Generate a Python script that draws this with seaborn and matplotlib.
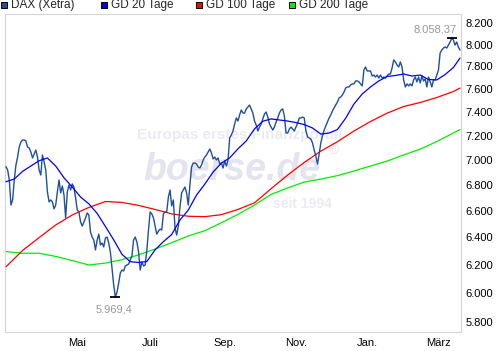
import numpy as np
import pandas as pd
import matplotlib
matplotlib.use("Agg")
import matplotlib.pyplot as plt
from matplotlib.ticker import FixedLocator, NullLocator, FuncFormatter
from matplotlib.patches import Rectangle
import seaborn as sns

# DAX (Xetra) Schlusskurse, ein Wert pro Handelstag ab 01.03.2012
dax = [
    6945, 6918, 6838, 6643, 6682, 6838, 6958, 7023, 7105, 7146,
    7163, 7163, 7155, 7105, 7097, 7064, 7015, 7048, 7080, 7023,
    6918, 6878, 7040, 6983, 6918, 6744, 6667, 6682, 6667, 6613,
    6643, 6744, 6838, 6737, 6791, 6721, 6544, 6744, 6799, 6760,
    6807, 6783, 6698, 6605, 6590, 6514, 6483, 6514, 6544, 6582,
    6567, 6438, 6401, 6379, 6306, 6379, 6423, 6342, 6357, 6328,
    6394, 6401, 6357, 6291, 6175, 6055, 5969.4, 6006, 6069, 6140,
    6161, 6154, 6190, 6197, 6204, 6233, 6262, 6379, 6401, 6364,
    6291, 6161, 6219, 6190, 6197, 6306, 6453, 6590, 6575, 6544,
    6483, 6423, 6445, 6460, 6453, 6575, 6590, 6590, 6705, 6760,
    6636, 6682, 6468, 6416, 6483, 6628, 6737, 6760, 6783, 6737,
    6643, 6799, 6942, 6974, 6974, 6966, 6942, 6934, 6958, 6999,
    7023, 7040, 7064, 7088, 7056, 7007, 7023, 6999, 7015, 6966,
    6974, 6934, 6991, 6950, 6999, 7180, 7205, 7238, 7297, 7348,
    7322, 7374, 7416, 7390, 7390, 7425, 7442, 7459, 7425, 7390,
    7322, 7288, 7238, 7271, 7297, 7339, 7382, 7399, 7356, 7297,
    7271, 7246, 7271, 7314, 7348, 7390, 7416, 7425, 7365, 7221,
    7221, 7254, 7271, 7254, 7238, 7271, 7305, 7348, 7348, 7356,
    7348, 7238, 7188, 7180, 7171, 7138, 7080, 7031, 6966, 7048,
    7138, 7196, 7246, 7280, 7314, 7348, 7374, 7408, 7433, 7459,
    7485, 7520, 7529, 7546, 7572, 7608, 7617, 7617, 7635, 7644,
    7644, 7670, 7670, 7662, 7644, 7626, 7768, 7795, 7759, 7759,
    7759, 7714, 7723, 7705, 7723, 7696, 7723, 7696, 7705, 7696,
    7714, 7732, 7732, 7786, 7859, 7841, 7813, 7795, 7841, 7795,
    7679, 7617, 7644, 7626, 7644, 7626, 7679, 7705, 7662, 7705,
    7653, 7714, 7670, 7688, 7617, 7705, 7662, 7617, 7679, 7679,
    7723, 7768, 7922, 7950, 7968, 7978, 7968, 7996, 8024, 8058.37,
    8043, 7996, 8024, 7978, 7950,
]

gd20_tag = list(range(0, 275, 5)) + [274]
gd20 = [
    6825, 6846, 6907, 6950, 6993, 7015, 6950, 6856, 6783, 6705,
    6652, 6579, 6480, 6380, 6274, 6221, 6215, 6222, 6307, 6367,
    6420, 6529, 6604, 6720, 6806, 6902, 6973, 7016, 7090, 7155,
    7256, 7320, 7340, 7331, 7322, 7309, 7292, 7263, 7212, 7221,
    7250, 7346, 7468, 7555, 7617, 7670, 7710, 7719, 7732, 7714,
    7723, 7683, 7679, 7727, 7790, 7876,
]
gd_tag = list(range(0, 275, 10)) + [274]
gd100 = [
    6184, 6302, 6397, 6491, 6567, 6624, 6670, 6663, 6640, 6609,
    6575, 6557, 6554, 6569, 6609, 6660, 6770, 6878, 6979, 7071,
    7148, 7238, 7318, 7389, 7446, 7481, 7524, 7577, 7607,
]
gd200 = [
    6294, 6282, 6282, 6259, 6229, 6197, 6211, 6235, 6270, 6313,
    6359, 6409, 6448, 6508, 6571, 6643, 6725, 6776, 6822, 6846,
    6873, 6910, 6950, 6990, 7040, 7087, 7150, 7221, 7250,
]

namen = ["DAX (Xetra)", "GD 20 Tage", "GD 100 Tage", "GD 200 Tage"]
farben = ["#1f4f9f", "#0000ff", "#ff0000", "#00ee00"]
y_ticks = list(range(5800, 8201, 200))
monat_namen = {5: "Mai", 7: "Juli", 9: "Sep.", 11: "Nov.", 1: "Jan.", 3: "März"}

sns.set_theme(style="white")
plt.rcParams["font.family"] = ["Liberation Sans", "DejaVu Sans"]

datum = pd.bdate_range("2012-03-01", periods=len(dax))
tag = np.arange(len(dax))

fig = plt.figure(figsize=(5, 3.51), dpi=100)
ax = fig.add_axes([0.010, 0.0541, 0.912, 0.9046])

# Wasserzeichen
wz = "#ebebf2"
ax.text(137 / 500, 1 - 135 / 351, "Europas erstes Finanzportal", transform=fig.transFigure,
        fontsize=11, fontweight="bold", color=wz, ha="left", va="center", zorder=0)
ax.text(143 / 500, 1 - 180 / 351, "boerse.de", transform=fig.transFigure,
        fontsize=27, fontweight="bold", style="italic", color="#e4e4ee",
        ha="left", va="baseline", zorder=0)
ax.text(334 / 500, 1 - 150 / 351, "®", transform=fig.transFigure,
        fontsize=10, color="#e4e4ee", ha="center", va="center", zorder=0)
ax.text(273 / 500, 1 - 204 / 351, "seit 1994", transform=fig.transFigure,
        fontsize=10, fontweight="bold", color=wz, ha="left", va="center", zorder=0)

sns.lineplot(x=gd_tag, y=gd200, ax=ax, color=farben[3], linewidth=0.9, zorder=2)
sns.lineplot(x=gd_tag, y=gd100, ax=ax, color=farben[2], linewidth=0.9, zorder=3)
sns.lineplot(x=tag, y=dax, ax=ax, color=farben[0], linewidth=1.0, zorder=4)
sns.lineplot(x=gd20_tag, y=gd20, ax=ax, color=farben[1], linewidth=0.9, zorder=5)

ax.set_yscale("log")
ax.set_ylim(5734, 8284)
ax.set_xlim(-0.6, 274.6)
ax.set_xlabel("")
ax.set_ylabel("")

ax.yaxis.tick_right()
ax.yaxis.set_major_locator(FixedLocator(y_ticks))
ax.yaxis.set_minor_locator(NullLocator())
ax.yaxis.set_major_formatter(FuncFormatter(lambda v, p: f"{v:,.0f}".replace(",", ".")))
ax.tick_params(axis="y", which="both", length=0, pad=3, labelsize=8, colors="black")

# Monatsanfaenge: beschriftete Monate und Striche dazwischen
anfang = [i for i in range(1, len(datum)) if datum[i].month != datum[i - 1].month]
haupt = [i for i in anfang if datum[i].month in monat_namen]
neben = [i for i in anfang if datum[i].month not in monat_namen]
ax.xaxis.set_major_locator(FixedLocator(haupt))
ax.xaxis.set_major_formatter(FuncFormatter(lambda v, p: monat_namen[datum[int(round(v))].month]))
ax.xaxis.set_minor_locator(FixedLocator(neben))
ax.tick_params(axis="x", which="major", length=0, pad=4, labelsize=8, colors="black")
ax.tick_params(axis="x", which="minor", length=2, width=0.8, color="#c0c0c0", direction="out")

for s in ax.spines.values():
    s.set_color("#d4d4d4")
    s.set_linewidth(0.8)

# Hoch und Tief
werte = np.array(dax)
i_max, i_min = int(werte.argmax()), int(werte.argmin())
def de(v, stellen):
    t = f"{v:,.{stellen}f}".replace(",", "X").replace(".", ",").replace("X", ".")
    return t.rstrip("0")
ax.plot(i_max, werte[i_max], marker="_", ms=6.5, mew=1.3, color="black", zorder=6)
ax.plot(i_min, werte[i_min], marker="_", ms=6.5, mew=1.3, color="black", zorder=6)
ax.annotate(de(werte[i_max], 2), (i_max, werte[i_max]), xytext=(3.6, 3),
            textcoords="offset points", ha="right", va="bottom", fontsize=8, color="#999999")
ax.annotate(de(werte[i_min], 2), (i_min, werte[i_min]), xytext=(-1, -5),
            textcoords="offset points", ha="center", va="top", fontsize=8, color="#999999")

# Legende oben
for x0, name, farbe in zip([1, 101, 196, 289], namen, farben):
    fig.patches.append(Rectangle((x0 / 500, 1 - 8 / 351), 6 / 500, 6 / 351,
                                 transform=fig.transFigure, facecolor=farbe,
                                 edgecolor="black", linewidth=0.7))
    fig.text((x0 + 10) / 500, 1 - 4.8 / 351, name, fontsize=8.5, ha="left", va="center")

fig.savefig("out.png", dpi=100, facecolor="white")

> **Exercise directions**:
Extract, word for word, each line from the top of the data down to and including the line with "import seaborn as sns"; skip the pictures.

> **Answer below**:
Generate a Python script that draws this with seaborn and matplotlib.
import numpy as np
import pandas as pd
import matplotlib
matplotlib.use("Agg")
import matplotlib.pyplot as plt
from matplotlib.ticker import FixedLocator, NullLocator, FuncFormatter
from matplotlib.patches import Rectangle
import seaborn as sns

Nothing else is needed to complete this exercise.